Material:
◇ ◇ ◇ ◇
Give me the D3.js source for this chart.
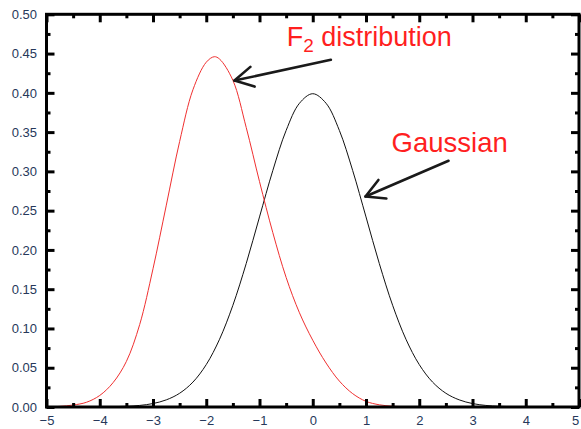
<!DOCTYPE html>
<html>
<head>
<meta charset="utf-8">
<script src="https://cdn.jsdelivr.net/npm/d3@7/dist/d3.min.js"></script>
<style>
  html, body { margin: 0; padding: 0; background: #fff; }
  svg { display: block; }
</style>
</head>
<body>
<svg id="chart" width="581" height="429"></svg>
<script>
// ---- data ----
const xValues = [-5, -4.75, -4.5, -4.25, -4, -3.75, -3.5, -3.25, -3, -2.75, -2.5, -2.25, -2, -1.85, -1.75, -1.5, -1.25, -1, -0.75, -0.5, -0.25, 0, 0.25, 0.5, 0.75, 1, 1.25, 1.5, 1.75, 2, 2.5, 3, 3.5, 4, 4.5, 5];
const f2Values = [0, 0.0008, 0.0025, 0.006, 0.0147, 0.031, 0.058, 0.105, 0.176, 0.257, 0.338, 0.404, 0.439, 0.446, 0.443, 0.416, 0.356, 0.287, 0.222, 0.165, 0.120, 0.085, 0.056, 0.033, 0.017, 0.0072, 0.0028, 0.001, 0.0004, 0.0001, 0, 0, 0, 0, 0, 0];
const gaussX = [-5, -4.5, -4, -3.75, -3.5, -3.25, -3, -2.75, -2.5, -2.25, -2, -1.75, -1.5, -1.25, -1, -0.75, -0.5, -0.25, 0, 0.25, 0.5, 0.75, 1, 1.25, 1.5, 1.75, 2, 2.25, 2.5, 2.75, 3, 3.25, 3.5, 3.75, 4, 4.5, 5];
const gaussValues = [0, 0, 0.0001, 0.0004, 0.0009, 0.0020, 0.0044, 0.0091, 0.0175, 0.0317, 0.0540, 0.0863, 0.1295, 0.1826, 0.2420, 0.3011, 0.3521, 0.3867, 0.3989, 0.3867, 0.3521, 0.3011, 0.2420, 0.1826, 0.1295, 0.0863, 0.0540, 0.0317, 0.0175, 0.0091, 0.0044, 0.0020, 0.0009, 0.0004, 0.0001, 0, 0];
const xTicks = [-5, -4, -3, -2, -1, 0, 1, 2, 3, 4, 5];
const xMinorTicks = [-4.5, -3.5, -2.5, -1.5, -0.5, 0.5, 1.5, 2.5, 3.5, 4.5];
const yTicks = [0, 0.05, 0.10, 0.15, 0.20, 0.25, 0.30, 0.35, 0.40, 0.45, 0.50];
const yMinorTicks = [0.025, 0.075, 0.125, 0.175, 0.225, 0.275, 0.325, 0.375, 0.425, 0.475];
const labelF2 = "F";
const labelF2Sub = "2";
const labelF2Rest = " distribution";
const labelGauss = "Gaussian";

// ---- layout ----
const pLeft = 46.5, pRight = 579, pTop = 14.3, pBottom = 407;
const svg = d3.select("#chart");
const x = d3.scaleLinear().domain([-5, 5]).range([pLeft, pRight]);
const y = d3.scaleLinear().domain([0, 0.5]).range([pBottom, pTop]);
const font = "'Liberation Sans', Arial, sans-serif";
const tickColor = "#26385a";

// curves
const line = d3.line().x(d => x(d[0])).y(d => y(Math.max(0, d[1]))).curve(d3.curveCatmullRom.alpha(0.5));
svg.append("path")
  .datum(gaussX.map((v, i) => [v, gaussValues[i]]))
  .attr("d", line).attr("fill", "none").attr("stroke", "#111").attr("stroke-width", 1);
svg.append("path")
  .datum(xValues.map((v, i) => [v, f2Values[i]]))
  .attr("d", line).attr("fill", "none").attr("stroke", "#f03030").attr("stroke-width", 1);

// axes
function styleAxis(g) {
  g.select(".domain").remove();
  g.selectAll(".tick line").attr("stroke", "#000").attr("stroke-width", 3);
  g.selectAll(".tick text").attr("fill", tickColor).attr("font-family", font).attr("font-size", 13);
}
svg.append("g").attr("transform", `translate(0,${pBottom})`)
  .call(d3.axisBottom(x).tickValues(xTicks).tickFormat(d3.format("d")).tickSize(-8).tickPadding(8.5))
  .call(styleAxis)
  .call(g => g.selectAll(".tick text").filter(d => d === 5).attr("dx", -4));
svg.append("g").attr("transform", `translate(0,${pBottom})`)
  .call(d3.axisBottom(x).tickValues(xMinorTicks).tickFormat("").tickSize(-4))
  .call(styleAxis);
svg.append("g").attr("transform", `translate(0,${pTop})`)
  .call(d3.axisTop(x).tickValues(xTicks).tickFormat("").tickSize(-8))
  .call(styleAxis);
svg.append("g").attr("transform", `translate(0,${pTop})`)
  .call(d3.axisTop(x).tickValues(xMinorTicks).tickFormat("").tickSize(-4))
  .call(styleAxis);
svg.append("g").attr("transform", `translate(${pLeft},0)`)
  .call(d3.axisLeft(y).tickValues(yTicks).tickFormat(d3.format(".2f")).tickSize(-8).tickPadding(9.5))
  .call(styleAxis);
svg.append("g").attr("transform", `translate(${pLeft},0)`)
  .call(d3.axisLeft(y).tickValues(yMinorTicks).tickFormat("").tickSize(-4))
  .call(styleAxis);
svg.append("g").attr("transform", `translate(${pRight},0)`)
  .call(d3.axisRight(y).tickValues(yTicks).tickFormat("").tickSize(-8))
  .call(styleAxis);
svg.append("g").attr("transform", `translate(${pRight},0)`)
  .call(d3.axisRight(y).tickValues(yMinorTicks).tickFormat("").tickSize(-4))
  .call(styleAxis);

// frame
svg.append("rect").attr("x", pLeft).attr("y", pTop)
  .attr("width", pRight - pLeft).attr("height", pBottom - pTop)
  .attr("fill", "none").attr("stroke", "#000").attr("stroke-width", 3);

// annotations (data coordinates)
function arrow(x1, y1, x2, y2) {
  const px1 = x(x1), py1 = y(y1), px2 = x(x2), py2 = y(y2);
  const ang = Math.atan2(py2 - py1, px2 - px1);
  const len = 21, spread = 0.5;
  const g = svg.append("g").attr("stroke", "#1a1a1a").attr("stroke-width", 2.6)
    .attr("fill", "none").attr("stroke-linecap", "round").attr("stroke-linejoin", "round");
  g.append("line").attr("x1", px1).attr("y1", py1).attr("x2", px2).attr("y2", py2);
  g.append("path").attr("d",
    `M${px2 - len * Math.cos(ang - spread)},${py2 - len * Math.sin(ang - spread)}` +
    `L${px2},${py2}` +
    `L${px2 - len * Math.cos(ang + spread)},${py2 - len * Math.sin(ang + spread)}`);
}
arrow(0.34, 0.442, -1.47, 0.4156);
arrow(2.55, 0.3135, 0.99, 0.268);

const t1 = svg.append("text").attr("x", x(-0.49)).attr("y", y(0.4595))
  .attr("font-family", font).attr("font-size", 27).attr("fill", "#ff1f1f");
t1.append("tspan").text(labelF2);
t1.append("tspan").attr("font-size", 19).attr("dy", 6).text(labelF2Sub);
t1.append("tspan").attr("dy", -6).text(labelF2Rest);

svg.append("text").attr("x", x(1.48)).attr("y", y(0.325))
  .attr("font-family", font).attr("font-size", 27.5).attr("fill", "#ff1f1f")
  .text(labelGauss);
</script>
</body>
</html>
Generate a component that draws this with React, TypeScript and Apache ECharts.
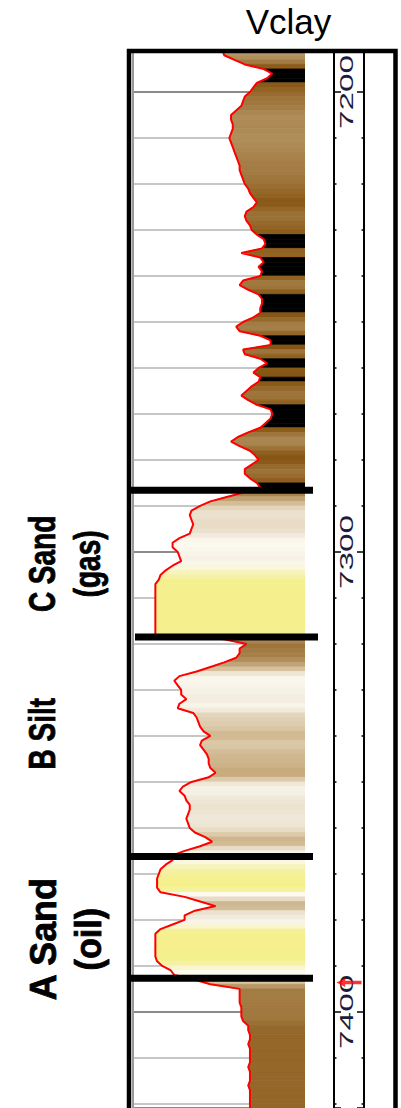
◇ ◇ ◇ ◇
Required work: Keep the pictures out of the copy and return the rest of the data above exactly.

Task result:
Give me the D3.js source for this chart.
<!DOCTYPE html>
<html>
<head>
<meta charset="utf-8">
<script src="https://cdn.jsdelivr.net/npm/d3@7/dist/d3.min.js"></script>
<style>
  html, body { margin: 0; padding: 0; background: #fff; }
  svg { display: block; }
</style>
</head>
<body>
<svg id="chart" width="581" height="429"></svg>
<script>
// ---- data ----
const xValues = [-5, -4.75, -4.5, -4.25, -4, -3.75, -3.5, -3.25, -3, -2.75, -2.5, -2.25, -2, -1.85, -1.75, -1.5, -1.25, -1, -0.75, -0.5, -0.25, 0, 0.25, 0.5, 0.75, 1, 1.25, 1.5, 1.75, 2, 2.5, 3, 3.5, 4, 4.5, 5];
const f2Values = [0, 0.0008, 0.0025, 0.006, 0.0147, 0.031, 0.058, 0.105, 0.176, 0.257, 0.338, 0.404, 0.439, 0.446, 0.443, 0.416, 0.356, 0.287, 0.222, 0.165, 0.120, 0.085, 0.056, 0.033, 0.017, 0.0072, 0.0028, 0.001, 0.0004, 0.0001, 0, 0, 0, 0, 0, 0];
const gaussX = [-5, -4.5, -4, -3.75, -3.5, -3.25, -3, -2.75, -2.5, -2.25, -2, -1.75, -1.5, -1.25, -1, -0.75, -0.5, -0.25, 0, 0.25, 0.5, 0.75, 1, 1.25, 1.5, 1.75, 2, 2.25, 2.5, 2.75, 3, 3.25, 3.5, 3.75, 4, 4.5, 5];
const gaussValues = [0, 0, 0.0001, 0.0004, 0.0009, 0.0020, 0.0044, 0.0091, 0.0175, 0.0317, 0.0540, 0.0863, 0.1295, 0.1826, 0.2420, 0.3011, 0.3521, 0.3867, 0.3989, 0.3867, 0.3521, 0.3011, 0.2420, 0.1826, 0.1295, 0.0863, 0.0540, 0.0317, 0.0175, 0.0091, 0.0044, 0.0020, 0.0009, 0.0004, 0.0001, 0, 0];
const xTicks = [-5, -4, -3, -2, -1, 0, 1, 2, 3, 4, 5];
const xMinorTicks = [-4.5, -3.5, -2.5, -1.5, -0.5, 0.5, 1.5, 2.5, 3.5, 4.5];
const yTicks = [0, 0.05, 0.10, 0.15, 0.20, 0.25, 0.30, 0.35, 0.40, 0.45, 0.50];
const yMinorTicks = [0.025, 0.075, 0.125, 0.175, 0.225, 0.275, 0.325, 0.375, 0.425, 0.475];
const labelF2 = "F";
const labelF2Sub = "2";
const labelF2Rest = " distribution";
const labelGauss = "Gaussian";

// ---- layout ----
const pLeft = 46.5, pRight = 579, pTop = 14.3, pBottom = 407;
const svg = d3.select("#chart");
const x = d3.scaleLinear().domain([-5, 5]).range([pLeft, pRight]);
const y = d3.scaleLinear().domain([0, 0.5]).range([pBottom, pTop]);
const font = "'Liberation Sans', Arial, sans-serif";
const tickColor = "#26385a";

// curves
const line = d3.line().x(d => x(d[0])).y(d => y(Math.max(0, d[1]))).curve(d3.curveCatmullRom.alpha(0.5));
svg.append("path")
  .datum(gaussX.map((v, i) => [v, gaussValues[i]]))
  .attr("d", line).attr("fill", "none").attr("stroke", "#111").attr("stroke-width", 1);
svg.append("path")
  .datum(xValues.map((v, i) => [v, f2Values[i]]))
  .attr("d", line).attr("fill", "none").attr("stroke", "#f03030").attr("stroke-width", 1);

// axes
function styleAxis(g) {
  g.select(".domain").remove();
  g.selectAll(".tick line").attr("stroke", "#000").attr("stroke-width", 3);
  g.selectAll(".tick text").attr("fill", tickColor).attr("font-family", font).attr("font-size", 13);
}
svg.append("g").attr("transform", `translate(0,${pBottom})`)
  .call(d3.axisBottom(x).tickValues(xTicks).tickFormat(d3.format("d")).tickSize(-8).tickPadding(8.5))
  .call(styleAxis)
  .call(g => g.selectAll(".tick text").filter(d => d === 5).attr("dx", -4));
svg.append("g").attr("transform", `translate(0,${pBottom})`)
  .call(d3.axisBottom(x).tickValues(xMinorTicks).tickFormat("").tickSize(-4))
  .call(styleAxis);
svg.append("g").attr("transform", `translate(0,${pTop})`)
  .call(d3.axisTop(x).tickValues(xTicks).tickFormat("").tickSize(-8))
  .call(styleAxis);
svg.append("g").attr("transform", `translate(0,${pTop})`)
  .call(d3.axisTop(x).tickValues(xMinorTicks).tickFormat("").tickSize(-4))
  .call(styleAxis);
svg.append("g").attr("transform", `translate(${pLeft},0)`)
  .call(d3.axisLeft(y).tickValues(yTicks).tickFormat(d3.format(".2f")).tickSize(-8).tickPadding(9.5))
  .call(styleAxis);
svg.append("g").attr("transform", `translate(${pLeft},0)`)
  .call(d3.axisLeft(y).tickValues(yMinorTicks).tickFormat("").tickSize(-4))
  .call(styleAxis);
svg.append("g").attr("transform", `translate(${pRight},0)`)
  .call(d3.axisRight(y).tickValues(yTicks).tickFormat("").tickSize(-8))
  .call(styleAxis);
svg.append("g").attr("transform", `translate(${pRight},0)`)
  .call(d3.axisRight(y).tickValues(yMinorTicks).tickFormat("").tickSize(-4))
  .call(styleAxis);

// frame
svg.append("rect").attr("x", pLeft).attr("y", pTop)
  .attr("width", pRight - pLeft).attr("height", pBottom - pTop)
  .attr("fill", "none").attr("stroke", "#000").attr("stroke-width", 3);

// annotations (data coordinates)
function arrow(x1, y1, x2, y2) {
  const px1 = x(x1), py1 = y(y1), px2 = x(x2), py2 = y(y2);
  const ang = Math.atan2(py2 - py1, px2 - px1);
  const len = 21, spread = 0.5;
  const g = svg.append("g").attr("stroke", "#1a1a1a").attr("stroke-width", 2.6)
    .attr("fill", "none").attr("stroke-linecap", "round").attr("stroke-linejoin", "round");
  g.append("line").attr("x1", px1).attr("y1", py1).attr("x2", px2).attr("y2", py2);
  g.append("path").attr("d",
    `M${px2 - len * Math.cos(ang - spread)},${py2 - len * Math.sin(ang - spread)}` +
    `L${px2},${py2}` +
    `L${px2 - len * Math.cos(ang + spread)},${py2 - len * Math.sin(ang + spread)}`);
}
arrow(0.34, 0.442, -1.47, 0.4156);
arrow(2.55, 0.3135, 0.99, 0.268);

const t1 = svg.append("text").attr("x", x(-0.49)).attr("y", y(0.4595))
  .attr("font-family", font).attr("font-size", 27).attr("fill", "#ff1f1f");
t1.append("tspan").text(labelF2);
t1.append("tspan").attr("font-size", 19).attr("dy", 6).text(labelF2Sub);
t1.append("tspan").attr("dy", -6).text(labelF2Rest);

svg.append("text").attr("x", x(1.48)).attr("y", y(0.325))
  .attr("font-family", font).attr("font-size", 27.5).attr("fill", "#ff1f1f")
  .text(labelGauss);
</script>
</body>
</html>
Generate a component that draws this with React, TypeScript and Apache ECharts.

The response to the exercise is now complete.